Another practical thing: cupcake liners are dramatic. Some release beautifully, and others cling to the cake like they are emotionally attached. Good liners matter more than people think, especially for moist chocolate or fruit-based batters. Cooling the cupcakes fully before peeling the wrapper helps too. Warm cupcakes and cheap liners are not friends.
Most of all, I learned that cupcakes are incredibly useful. They cool faster, travel better, portion neatly, and let everyone have the piece with the frosting. They are ideal for school events, office parties, family gatherings, and those moments when you want cake but do not want to commit to slicing, serving, and storing a full layer cake. Once you know the basic conversion method, one favorite cake recipe can become a dozen different cupcake variations with almost no extra mental effort.
So yes, converting cake to cupcakes is a technical skill. But it is also one of those satisfying kitchen tricks that makes you feel more capable every time you do it. And if a batch turns out a little wonky?
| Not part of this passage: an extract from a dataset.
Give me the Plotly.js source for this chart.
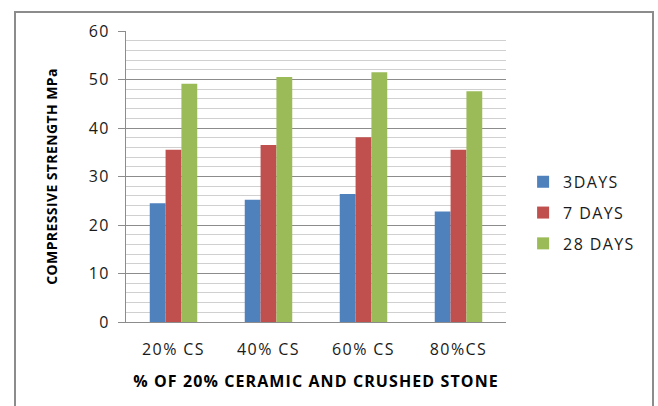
<!DOCTYPE html>
<html>
<head>
<meta charset="utf-8">
<script src="https://cdn.plot.ly/plotly-3.0.1.min.js"></script>
<style>
html,body{margin:0;padding:0;background:#fff;overflow:hidden;}
#wrap{position:relative;width:658px;height:406px;}
#chart{position:absolute;left:0;top:0;width:658px;height:406px;}
#frame{position:absolute;left:14px;top:11px;width:636px;height:420px;border:2px solid #8c8c8c;pointer-events:none;}
</style>
</head>
<body>
<div id="wrap"><div id="chart"></div><div id="frame"></div></div>
<script>
const categories = ["20% CS", "40% CS", "60% CS", "80%CS"];
const days3 = [24.5, 25.2, 26.4, 22.8];
const days7 = [35.5, 36.5, 38.1, 35.5];
const days28 = [49.1, 50.5, 51.5, 47.6];
const seriesNames = ["3DAYS", "7 DAYS", "28 DAYS"];
const seriesColors = ["#4F81BD", "#C0504D", "#9BBB59"];
const seriesValues = [days3, days7, days28];

const font = "'Open Sans', 'Liberation Sans', sans-serif";

const traces = seriesValues.map((vals, i) => ({
  type: "bar",
  name: seriesNames[i],
  x: categories,
  y: vals,
  legendgroup: "g" + i,
  marker: {color: seriesColors[i], line: {width: 0}}
}));

const layout = {
  width: 658, height: 406,
  margin: {l: 126, r: 152, t: 31, b: 84},
  paper_bgcolor: "#ffffff",
  plot_bgcolor: "#ffffff",
  barmode: "group",
  bargap: 0.5,
  bargroupgap: 0,
  font: {family: font, color: "#1a1a1a", size: 16},
  showlegend: true,
  legend: {
    x: 1.045, xanchor: "left",
    y: 0.54, yanchor: "top",
    traceorder: "grouped",
    tracegroupgap: 7,
    font: {family: font, size: 16, color: "#1a1a1a"},
    bgcolor: "rgba(0,0,0,0)"
  },
  xaxis: {
    type: "category",
    showgrid: false,
    showline: true,
    linecolor: "#8c8c8c",
    linewidth: 1,
    ticks: "",
    ticklabelstandoff: 13,
    tickfont: {family: font, size: 16, color: "#1a1a1a"},
    title: {text: "% OF 20% CERAMIC AND CRUSHED STONE", font: {family: font, size: 16, weight: "bold", color: "#000"}, standoff: 16},
    zeroline: false
  },
  yaxis: {
    range: [0, 60],
    dtick: 10,
    showgrid: true,
    gridcolor: "#8c8c8c",
    gridwidth: 1,
    minor: {dtick: 2, showgrid: true, gridcolor: "#d0d0d0", gridwidth: 1},
    showline: true,
    linecolor: "#8c8c8c",
    linewidth: 1,
    ticks: "outside",
    ticklen: 7,
    tickcolor: "#8c8c8c",
    ticklabelstandoff: 5,
    tickfont: {family: font, size: 16, color: "#1a1a1a"},
    title: {text: "COMPRESSIVE STRENGTH MPa", font: {family: font, size: 14, weight: "bold", color: "#000"}, standoff: 30},
    zeroline: false
  }
};

Plotly.newPlot("chart", traces, layout, {staticPlot: true, displayModeBar: false}).then(gd => {
  const setLS = (sel, v) => gd.querySelectorAll(sel).forEach(t => { t.style.letterSpacing = v; });
  setLS(".xtick text", "1.4px");
  setLS(".ytick text", "1.4px");
  setLS(".legendtext", "1.4px");
  setLS(".xtitle", "1.1px");
  setLS(".ytitle", "0.4px");
  gd.querySelectorAll(".legend [clip-path], .legend[clip-path]").forEach(e => e.removeAttribute("clip-path"));
});
</script>
</body>
</html>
Congratulations. You now have “taste test cupcakes,” which are scientifically proven to disappear first.
Final Thoughts
Learning how to convert a cake recipe into cupcakes is one of the most useful baking shortcuts you can master. You do not need to hunt for a brand-new recipe every time you want individual servings. Start with a good cake batter, estimate the yield, fill the liners properly, reduce the baking time, and cool the cupcakes before frosting. That is really the heart of it.
Once you understand the pattern, you can turn favorite cake recipes into cupcakes for birthdays, potlucks, bake sales, holidays, or random Tuesday cravings that somehow require buttercream. And honestly, that is a life skill worth having.